## START

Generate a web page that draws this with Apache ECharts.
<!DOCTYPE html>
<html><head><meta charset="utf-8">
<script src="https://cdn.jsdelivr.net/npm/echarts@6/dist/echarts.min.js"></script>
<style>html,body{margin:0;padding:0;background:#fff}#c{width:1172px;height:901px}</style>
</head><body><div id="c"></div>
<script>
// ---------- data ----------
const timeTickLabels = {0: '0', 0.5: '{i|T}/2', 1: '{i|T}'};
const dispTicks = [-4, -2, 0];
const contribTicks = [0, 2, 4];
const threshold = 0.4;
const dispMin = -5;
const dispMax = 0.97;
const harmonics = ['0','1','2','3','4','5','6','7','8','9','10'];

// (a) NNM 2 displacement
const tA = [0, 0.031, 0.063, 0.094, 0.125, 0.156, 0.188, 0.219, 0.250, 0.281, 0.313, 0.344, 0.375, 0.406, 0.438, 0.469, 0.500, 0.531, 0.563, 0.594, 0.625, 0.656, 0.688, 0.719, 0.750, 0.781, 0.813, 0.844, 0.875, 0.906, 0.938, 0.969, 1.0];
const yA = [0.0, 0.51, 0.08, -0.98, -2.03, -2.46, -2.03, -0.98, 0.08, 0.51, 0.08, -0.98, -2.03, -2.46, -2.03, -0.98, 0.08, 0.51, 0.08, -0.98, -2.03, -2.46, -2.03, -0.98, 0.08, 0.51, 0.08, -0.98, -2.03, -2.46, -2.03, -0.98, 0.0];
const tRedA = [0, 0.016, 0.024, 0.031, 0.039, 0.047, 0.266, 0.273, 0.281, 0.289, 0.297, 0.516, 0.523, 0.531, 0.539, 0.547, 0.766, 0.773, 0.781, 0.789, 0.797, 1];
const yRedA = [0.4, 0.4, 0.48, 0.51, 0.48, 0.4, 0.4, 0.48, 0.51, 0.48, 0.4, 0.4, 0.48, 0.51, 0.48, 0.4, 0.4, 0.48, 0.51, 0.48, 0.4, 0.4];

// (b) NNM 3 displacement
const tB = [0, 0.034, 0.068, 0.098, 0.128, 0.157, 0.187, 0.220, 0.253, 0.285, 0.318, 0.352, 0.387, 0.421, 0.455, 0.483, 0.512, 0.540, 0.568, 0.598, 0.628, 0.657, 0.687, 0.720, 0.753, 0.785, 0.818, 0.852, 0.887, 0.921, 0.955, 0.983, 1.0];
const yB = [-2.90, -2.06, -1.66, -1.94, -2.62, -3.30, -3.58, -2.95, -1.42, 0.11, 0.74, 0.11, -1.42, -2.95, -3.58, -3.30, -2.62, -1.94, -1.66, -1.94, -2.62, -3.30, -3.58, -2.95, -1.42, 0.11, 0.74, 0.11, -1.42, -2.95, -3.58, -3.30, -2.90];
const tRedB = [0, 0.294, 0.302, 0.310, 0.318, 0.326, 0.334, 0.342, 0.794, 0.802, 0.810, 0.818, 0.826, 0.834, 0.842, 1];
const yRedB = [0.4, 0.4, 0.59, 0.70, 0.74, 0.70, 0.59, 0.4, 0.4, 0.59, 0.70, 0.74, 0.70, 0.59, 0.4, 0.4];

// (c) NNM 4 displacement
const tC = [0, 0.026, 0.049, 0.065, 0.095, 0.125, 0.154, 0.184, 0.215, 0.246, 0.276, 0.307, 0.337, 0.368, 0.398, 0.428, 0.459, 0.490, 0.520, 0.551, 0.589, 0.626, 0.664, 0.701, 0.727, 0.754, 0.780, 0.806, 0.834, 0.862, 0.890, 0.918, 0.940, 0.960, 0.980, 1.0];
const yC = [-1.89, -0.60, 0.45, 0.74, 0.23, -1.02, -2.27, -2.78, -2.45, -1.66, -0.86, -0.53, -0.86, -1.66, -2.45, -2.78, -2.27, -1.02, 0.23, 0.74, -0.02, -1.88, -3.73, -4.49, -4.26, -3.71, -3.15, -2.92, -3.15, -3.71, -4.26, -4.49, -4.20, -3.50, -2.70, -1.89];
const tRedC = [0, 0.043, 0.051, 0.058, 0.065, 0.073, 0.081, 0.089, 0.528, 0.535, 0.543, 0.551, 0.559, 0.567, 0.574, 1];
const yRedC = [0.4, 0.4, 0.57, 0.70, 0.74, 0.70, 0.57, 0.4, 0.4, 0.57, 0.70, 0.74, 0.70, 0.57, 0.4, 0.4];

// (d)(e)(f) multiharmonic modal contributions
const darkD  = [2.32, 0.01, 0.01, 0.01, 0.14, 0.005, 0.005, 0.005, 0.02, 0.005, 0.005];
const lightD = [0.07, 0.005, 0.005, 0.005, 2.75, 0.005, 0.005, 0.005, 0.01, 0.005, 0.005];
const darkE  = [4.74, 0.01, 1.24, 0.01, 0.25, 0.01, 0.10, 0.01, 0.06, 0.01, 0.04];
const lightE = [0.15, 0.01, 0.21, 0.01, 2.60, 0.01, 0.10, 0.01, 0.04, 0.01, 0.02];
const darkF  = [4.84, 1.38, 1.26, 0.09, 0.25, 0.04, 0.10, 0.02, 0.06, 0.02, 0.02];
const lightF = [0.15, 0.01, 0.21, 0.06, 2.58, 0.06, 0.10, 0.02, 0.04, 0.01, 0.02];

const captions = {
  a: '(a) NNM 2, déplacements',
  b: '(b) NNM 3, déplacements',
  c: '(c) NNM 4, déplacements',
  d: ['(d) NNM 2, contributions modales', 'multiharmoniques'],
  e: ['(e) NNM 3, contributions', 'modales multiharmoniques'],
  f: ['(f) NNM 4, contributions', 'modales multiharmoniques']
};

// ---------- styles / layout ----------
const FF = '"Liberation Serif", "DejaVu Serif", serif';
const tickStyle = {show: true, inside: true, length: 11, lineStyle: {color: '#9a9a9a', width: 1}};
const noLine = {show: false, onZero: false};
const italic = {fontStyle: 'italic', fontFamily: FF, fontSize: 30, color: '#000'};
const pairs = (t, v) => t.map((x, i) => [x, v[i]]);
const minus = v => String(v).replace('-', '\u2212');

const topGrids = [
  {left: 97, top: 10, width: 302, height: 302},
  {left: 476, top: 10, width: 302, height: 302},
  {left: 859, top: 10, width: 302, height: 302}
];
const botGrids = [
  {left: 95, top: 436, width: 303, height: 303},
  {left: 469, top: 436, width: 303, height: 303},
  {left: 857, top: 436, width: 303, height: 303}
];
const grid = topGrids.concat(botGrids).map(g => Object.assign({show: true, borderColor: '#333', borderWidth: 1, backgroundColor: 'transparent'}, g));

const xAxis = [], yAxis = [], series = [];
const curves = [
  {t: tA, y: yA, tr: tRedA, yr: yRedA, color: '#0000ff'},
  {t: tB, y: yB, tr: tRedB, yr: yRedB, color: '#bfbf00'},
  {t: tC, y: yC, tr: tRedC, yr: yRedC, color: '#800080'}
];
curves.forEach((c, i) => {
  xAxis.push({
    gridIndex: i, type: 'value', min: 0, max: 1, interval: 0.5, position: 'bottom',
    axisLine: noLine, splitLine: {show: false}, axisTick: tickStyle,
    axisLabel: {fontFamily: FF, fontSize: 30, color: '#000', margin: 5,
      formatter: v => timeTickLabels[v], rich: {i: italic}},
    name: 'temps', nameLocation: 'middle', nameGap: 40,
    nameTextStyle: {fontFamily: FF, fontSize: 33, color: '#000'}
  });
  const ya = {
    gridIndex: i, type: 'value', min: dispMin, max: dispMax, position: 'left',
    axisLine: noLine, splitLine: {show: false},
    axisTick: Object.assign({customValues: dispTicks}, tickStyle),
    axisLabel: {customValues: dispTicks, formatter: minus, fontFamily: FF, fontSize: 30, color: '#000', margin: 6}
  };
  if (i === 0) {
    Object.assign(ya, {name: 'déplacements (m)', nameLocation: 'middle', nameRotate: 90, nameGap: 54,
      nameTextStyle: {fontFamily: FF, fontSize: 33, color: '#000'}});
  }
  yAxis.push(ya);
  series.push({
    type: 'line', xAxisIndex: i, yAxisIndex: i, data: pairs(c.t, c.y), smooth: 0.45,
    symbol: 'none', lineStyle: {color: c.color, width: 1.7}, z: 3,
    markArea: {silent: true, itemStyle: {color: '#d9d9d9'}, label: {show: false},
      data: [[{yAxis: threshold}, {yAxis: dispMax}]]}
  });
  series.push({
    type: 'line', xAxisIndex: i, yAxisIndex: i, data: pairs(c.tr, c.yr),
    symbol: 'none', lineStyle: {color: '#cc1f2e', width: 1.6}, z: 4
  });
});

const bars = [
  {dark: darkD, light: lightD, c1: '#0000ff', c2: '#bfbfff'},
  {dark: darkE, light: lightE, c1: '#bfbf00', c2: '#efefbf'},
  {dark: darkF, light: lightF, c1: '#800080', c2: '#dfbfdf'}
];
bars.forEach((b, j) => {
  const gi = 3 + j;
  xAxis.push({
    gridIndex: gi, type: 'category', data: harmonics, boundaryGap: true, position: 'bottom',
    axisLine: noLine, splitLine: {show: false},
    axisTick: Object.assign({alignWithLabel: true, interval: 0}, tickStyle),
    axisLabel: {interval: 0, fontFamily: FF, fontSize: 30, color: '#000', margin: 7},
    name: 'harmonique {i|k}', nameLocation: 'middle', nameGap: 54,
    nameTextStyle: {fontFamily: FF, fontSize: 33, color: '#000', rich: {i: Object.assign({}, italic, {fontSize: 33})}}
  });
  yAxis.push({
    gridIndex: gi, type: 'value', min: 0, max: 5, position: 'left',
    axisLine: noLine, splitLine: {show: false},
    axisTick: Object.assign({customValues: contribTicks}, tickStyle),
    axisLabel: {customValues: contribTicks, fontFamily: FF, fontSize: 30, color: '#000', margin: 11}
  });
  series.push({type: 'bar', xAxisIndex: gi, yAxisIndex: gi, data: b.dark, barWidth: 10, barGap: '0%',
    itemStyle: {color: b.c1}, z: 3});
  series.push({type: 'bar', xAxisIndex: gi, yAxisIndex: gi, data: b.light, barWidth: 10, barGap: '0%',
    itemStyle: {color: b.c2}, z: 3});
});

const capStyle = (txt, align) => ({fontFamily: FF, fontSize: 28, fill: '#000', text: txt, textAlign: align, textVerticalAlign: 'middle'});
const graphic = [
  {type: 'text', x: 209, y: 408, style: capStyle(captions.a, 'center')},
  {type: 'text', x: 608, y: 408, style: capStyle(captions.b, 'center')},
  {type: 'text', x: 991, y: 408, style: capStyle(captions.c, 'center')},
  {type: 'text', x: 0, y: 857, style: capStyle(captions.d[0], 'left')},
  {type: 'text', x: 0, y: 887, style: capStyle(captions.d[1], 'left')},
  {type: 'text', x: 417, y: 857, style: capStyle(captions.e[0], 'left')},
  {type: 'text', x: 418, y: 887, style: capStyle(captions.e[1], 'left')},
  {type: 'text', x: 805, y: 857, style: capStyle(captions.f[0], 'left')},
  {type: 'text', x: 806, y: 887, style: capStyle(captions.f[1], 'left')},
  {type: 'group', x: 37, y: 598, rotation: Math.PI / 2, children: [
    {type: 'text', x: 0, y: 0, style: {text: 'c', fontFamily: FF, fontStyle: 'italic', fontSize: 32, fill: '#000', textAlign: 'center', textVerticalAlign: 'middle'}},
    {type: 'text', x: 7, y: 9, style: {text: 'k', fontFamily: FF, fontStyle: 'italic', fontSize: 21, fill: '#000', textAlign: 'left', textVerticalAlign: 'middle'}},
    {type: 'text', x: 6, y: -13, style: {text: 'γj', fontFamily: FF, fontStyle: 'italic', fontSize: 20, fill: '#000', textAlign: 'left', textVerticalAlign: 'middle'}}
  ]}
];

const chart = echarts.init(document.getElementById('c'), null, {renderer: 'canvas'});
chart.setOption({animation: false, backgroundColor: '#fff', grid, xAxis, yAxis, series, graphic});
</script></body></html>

## END

Task description:
Reproduce only the lines from the top of the material through the one bearing "harmonics = ['0','1','2','3','4','5','6','7','8','9','10'];", each exactly as it stands.

Correct result:
Generate a web page that draws this with Apache ECharts.
<!DOCTYPE html>
<html><head><meta charset="utf-8">
<script src="https://cdn.jsdelivr.net/npm/echarts@6/dist/echarts.min.js"></script>
<style>html,body{margin:0;padding:0;background:#fff}#c{width:1172px;height:901px}</style>
</head><body><div id="c"></div>
<script>
// ---------- data ----------
const timeTickLabels = {0: '0', 0.5: '{i|T}/2', 1: '{i|T}'};
const dispTicks = [-4, -2, 0];
const contribTicks = [0, 2, 4];
const threshold = 0.4;
const dispMin = -5;
const dispMax = 0.97;
const harmonics = ['0','1','2','3','4','5','6','7','8','9','10'];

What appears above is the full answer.